When Jesus talked with his disciples about prayer, he could not help but talk about the generosity and goodness of God: 11 What father among you, if his son asks for a fish, will instead of a fish give him a serpent; 12 or if he asks for an egg, will give him a scorpion? 13 If you then, who are evil, know how to give good gifts to your children, how much more will the heavenly Father give the Holy Spirit to those who ask him! (Luke 11.11-13) Of course God could give us anything He wants because He owns all things - He is the Creator! However, the gift of choice is the Holy Spirit. Among other things, this tells us God is intimately concerned with the development of our spiritual character. God did not promise to give us nice houses and healthy bodies - His great gift was the empowering presence of the Holy Spirit.
This past Sunday was Father's Day and a good time to reflect on whether or not we as fathers are striving to develope spiritual maturity in our children. Are we focused and intentional in the devlopment of our children's spiritual character? Often the answer is - I would like to be but how? How do I as a father spiritually lead my children?
2 Timothy 1.2 reads: To Timothy, my dear son. 2 Timothy is not only a book for young pastors; it is a book where a spiritual father passes on spiritual lessons to his spiritual son. How do I as a father spiritually lead my children? Look to 2 Timothy as a father gently instructs his son to faithfully serve the Lord. What lessons can we learn from 2 Timothy on how to nurture our children in the Lord?
1. Pray for your children 1.3 I thank God whom I serve, as did my ancestors, with a clear conscience, as I remember you constantly in my prayers night and day.
Paul begins quietly on his knees. Ephesians 5 bears witness to the fact that men can be extremely selfish. How can we argue when God says in Ephesians 5.28: In this same way, husbands ought to love their wives as their own bodies. If we carried out this command, our wives would be the most loved women in the world! And so also our prayer lives can be so focused on our needs and our careers and our issues that we forget to pray for our children. Or, even worse, our hearts can be so filled with this world that we pray this world for our children and forget to pray for their spiritual needs.
Ask yourself how often do you pray for their salvation? When is the last time you prayed that your children would not only be saved but live lives that would be radically pleasing to God - alone. Even if your children are grown, do you pray for them as the world desires to take them into her arms?
How do I begin? Paul says - Timothy, I pray constantly for you. We begin on our knees, bowing before a gracious and sovereign God, pleading for the sake of our children.
2. Spend time with your children 1.4: As I remember your tears, I long to see you, that I may be filled with joy. It is amazing to read the relationship between Paul and Timothy and how they delighted in one another's presence. It almost appears to be the David and Jonathan of the New Testament. Paul is longing to see his son so that he might be an encouragement to him and that he might know that Timothy is doing well.

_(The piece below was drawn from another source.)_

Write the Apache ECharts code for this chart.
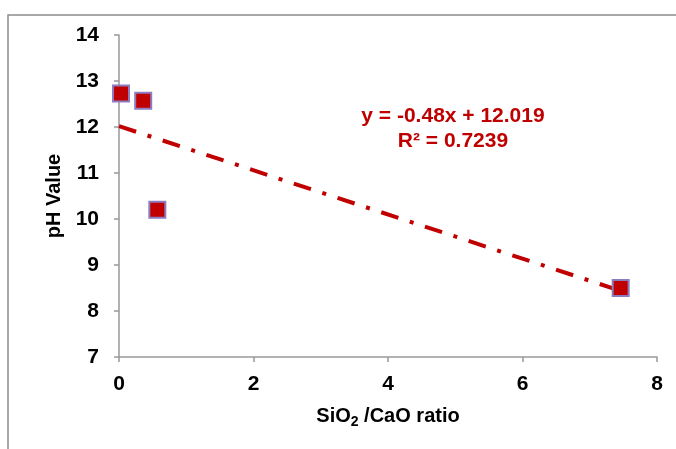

Fathers - invest time into your children. Do not leave it to someone else to make sure they know their Bible and develope Godly character. In Deut 6.4-6 we are told we are to speak to our children about the ways of God and we are also told to tie them (God's commands or ways) as symbols to your hands and bind them on your foreheads. What does that mean? I think it means that when we invest time in our children, we not only talk to them about God but we "live God" in front of them. We mentor them with our actions. So as we spend time with them they watch a Godly man living for the Lord - how he loves his wife, fixes his house and relates to his neighbours.
Spend time with your children to reflect the glory of Christ and to show them the great joy of knowing the Lord.